User Interface - Webapp / Mobile App
All the Garduino units are then going to talk to a central cloud based webapp, which the user will also interact with. This will mean that the user can see the status of their Garduino and make changes from anywhere in the world. It’s also going to allow the user to create complex sets of rules called ‘plant profiles’ governing how the grow should be handled throughout its life.
Again, I’m not going to go into too much detail here because it’s an entire blog post in itself, but the basics of the architecture are as follows:
- The app is going to be a Django based webapp (‘cos I’m a Django dev, and when you’re a hammer every problem is a nail).

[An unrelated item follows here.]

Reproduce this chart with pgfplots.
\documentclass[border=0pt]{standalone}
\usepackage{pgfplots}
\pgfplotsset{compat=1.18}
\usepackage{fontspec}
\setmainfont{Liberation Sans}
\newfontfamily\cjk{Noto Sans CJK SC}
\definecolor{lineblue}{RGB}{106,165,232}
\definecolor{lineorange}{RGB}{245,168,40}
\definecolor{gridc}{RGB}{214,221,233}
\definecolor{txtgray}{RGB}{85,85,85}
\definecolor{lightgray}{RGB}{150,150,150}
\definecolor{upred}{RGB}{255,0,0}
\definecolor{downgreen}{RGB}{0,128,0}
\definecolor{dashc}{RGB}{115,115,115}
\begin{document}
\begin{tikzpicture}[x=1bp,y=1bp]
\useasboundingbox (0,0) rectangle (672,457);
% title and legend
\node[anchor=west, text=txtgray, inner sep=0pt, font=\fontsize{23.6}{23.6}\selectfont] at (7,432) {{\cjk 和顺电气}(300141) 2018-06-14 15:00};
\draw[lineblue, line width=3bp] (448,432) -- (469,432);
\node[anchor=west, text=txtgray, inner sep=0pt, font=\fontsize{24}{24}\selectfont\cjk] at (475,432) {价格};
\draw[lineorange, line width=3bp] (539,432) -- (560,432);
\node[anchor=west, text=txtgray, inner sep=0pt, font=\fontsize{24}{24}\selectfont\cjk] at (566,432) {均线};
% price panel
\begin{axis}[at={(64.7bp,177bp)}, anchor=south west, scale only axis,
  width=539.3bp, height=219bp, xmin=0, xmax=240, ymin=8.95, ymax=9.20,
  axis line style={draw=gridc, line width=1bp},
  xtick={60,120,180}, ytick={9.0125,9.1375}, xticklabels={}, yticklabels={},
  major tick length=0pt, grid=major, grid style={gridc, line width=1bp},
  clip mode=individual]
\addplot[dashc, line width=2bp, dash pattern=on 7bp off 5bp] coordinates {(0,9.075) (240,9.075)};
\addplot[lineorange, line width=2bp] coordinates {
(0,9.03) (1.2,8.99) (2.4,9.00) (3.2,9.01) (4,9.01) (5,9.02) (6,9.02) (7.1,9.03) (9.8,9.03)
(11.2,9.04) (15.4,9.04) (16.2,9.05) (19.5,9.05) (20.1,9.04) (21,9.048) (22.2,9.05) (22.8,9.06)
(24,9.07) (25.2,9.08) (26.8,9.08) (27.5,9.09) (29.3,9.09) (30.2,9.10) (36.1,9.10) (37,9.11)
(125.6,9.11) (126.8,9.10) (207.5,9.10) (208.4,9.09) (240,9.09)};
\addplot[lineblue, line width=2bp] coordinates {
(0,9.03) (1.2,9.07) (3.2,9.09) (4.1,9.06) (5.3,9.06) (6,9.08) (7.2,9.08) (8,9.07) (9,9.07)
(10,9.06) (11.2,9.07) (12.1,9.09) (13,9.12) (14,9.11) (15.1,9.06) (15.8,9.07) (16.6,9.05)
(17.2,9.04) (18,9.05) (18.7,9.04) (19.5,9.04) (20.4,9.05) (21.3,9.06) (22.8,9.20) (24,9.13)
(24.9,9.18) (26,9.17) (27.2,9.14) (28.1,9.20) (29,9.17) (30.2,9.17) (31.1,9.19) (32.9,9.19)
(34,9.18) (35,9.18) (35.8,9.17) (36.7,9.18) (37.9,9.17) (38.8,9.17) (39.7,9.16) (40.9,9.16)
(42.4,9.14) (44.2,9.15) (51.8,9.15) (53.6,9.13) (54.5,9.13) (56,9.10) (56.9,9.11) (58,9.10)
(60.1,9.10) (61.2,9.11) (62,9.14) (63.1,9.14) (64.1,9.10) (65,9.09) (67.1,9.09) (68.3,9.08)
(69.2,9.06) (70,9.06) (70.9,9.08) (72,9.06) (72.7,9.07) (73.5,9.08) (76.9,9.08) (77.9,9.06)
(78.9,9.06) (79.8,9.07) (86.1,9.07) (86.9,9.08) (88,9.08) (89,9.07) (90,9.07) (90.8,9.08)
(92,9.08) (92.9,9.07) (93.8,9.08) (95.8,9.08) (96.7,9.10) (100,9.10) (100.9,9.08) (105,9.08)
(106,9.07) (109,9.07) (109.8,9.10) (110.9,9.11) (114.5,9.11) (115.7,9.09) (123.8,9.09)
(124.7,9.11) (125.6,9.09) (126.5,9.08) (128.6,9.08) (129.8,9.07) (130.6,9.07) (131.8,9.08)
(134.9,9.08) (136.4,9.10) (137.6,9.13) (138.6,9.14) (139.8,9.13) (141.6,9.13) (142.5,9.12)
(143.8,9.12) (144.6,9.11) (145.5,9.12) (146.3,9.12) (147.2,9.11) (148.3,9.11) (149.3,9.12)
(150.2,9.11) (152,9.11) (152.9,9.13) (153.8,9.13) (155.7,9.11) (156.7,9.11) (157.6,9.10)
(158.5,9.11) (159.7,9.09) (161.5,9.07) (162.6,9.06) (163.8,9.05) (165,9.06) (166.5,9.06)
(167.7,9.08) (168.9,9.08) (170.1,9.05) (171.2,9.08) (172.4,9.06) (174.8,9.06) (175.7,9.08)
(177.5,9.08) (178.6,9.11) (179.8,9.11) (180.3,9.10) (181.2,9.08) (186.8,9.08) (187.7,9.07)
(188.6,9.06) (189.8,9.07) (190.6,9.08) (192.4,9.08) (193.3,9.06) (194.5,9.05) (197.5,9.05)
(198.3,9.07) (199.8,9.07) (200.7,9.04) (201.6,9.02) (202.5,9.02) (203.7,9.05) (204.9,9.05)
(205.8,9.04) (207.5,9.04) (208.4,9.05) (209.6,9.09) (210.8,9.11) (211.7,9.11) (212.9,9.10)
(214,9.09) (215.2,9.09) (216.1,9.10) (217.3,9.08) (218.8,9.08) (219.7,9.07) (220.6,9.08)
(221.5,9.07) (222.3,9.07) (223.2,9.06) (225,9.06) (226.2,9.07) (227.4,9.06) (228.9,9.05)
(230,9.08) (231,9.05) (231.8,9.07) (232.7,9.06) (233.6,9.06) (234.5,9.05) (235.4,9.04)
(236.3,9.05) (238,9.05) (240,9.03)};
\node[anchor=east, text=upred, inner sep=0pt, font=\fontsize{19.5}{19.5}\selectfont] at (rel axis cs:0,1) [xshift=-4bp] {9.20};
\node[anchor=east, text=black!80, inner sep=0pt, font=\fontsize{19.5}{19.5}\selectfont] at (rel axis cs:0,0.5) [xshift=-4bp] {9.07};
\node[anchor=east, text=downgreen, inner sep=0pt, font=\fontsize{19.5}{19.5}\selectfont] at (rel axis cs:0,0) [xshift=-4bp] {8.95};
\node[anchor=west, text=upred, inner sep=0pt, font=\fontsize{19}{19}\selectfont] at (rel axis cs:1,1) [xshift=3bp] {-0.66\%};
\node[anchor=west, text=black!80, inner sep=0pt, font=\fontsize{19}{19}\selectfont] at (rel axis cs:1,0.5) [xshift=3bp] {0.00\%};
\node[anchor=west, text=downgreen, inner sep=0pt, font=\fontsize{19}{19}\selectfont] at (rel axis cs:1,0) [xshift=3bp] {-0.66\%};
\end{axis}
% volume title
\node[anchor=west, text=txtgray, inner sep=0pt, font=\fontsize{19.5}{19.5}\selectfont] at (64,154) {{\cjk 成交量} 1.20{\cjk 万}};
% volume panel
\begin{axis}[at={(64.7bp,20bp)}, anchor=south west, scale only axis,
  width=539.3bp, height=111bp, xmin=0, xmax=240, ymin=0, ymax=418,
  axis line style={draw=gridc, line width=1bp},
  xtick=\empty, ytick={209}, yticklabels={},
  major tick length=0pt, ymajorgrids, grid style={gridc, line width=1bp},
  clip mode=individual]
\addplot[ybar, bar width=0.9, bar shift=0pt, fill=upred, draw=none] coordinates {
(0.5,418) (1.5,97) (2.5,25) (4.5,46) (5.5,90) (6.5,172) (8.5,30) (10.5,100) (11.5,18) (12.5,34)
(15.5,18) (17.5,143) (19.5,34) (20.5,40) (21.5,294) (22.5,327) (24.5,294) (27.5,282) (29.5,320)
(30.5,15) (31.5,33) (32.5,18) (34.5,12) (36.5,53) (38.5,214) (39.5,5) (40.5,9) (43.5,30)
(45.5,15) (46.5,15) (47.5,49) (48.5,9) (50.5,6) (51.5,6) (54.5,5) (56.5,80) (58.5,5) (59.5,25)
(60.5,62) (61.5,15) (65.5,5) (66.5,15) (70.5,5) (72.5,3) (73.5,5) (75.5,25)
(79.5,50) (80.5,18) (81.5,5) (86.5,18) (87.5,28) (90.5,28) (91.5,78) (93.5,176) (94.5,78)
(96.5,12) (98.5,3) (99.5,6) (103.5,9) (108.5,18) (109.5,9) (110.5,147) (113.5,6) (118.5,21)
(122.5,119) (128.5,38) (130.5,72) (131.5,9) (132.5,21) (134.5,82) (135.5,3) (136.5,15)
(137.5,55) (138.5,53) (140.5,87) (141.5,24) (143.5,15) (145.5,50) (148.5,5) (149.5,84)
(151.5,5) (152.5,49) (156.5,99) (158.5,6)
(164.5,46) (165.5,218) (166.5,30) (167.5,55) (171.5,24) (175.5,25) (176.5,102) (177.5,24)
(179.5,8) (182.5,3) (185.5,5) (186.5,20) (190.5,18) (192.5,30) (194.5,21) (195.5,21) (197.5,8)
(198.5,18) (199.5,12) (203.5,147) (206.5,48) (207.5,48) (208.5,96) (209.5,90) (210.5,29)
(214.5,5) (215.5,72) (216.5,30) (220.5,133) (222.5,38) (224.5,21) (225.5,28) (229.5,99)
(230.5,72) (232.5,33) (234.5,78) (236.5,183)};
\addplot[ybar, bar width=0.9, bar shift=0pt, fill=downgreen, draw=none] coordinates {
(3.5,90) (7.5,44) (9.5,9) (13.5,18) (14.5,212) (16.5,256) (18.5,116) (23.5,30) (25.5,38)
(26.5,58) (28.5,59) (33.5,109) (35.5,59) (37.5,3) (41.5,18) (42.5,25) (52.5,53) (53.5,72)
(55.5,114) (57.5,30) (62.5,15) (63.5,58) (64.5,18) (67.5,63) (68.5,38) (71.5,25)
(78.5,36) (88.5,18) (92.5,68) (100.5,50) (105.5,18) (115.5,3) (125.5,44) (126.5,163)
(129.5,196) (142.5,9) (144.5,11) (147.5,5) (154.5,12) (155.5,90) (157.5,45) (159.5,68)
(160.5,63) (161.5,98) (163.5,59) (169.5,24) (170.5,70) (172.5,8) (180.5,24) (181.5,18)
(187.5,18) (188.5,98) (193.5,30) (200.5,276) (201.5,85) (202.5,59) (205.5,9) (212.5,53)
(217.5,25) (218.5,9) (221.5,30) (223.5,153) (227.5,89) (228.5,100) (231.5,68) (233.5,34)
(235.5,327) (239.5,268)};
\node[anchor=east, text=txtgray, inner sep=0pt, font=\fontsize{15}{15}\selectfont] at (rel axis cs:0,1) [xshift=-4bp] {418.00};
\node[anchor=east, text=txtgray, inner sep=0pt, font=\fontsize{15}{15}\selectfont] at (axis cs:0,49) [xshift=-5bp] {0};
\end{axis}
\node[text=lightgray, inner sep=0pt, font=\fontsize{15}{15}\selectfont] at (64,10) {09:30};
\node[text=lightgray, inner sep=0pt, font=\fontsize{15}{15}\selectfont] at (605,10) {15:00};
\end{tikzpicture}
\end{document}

- The webapp will be specifically designed for large format devices (laptop / desktop). I have a pet peeve about responsive design because it basically forces you to have a mobile interfacer stretched out for a full size desktop. This will be a full desktop experience that may not even work on a phone.
- To compliment this approach, there’s going to be a specifically designed mobile app (built in flutter).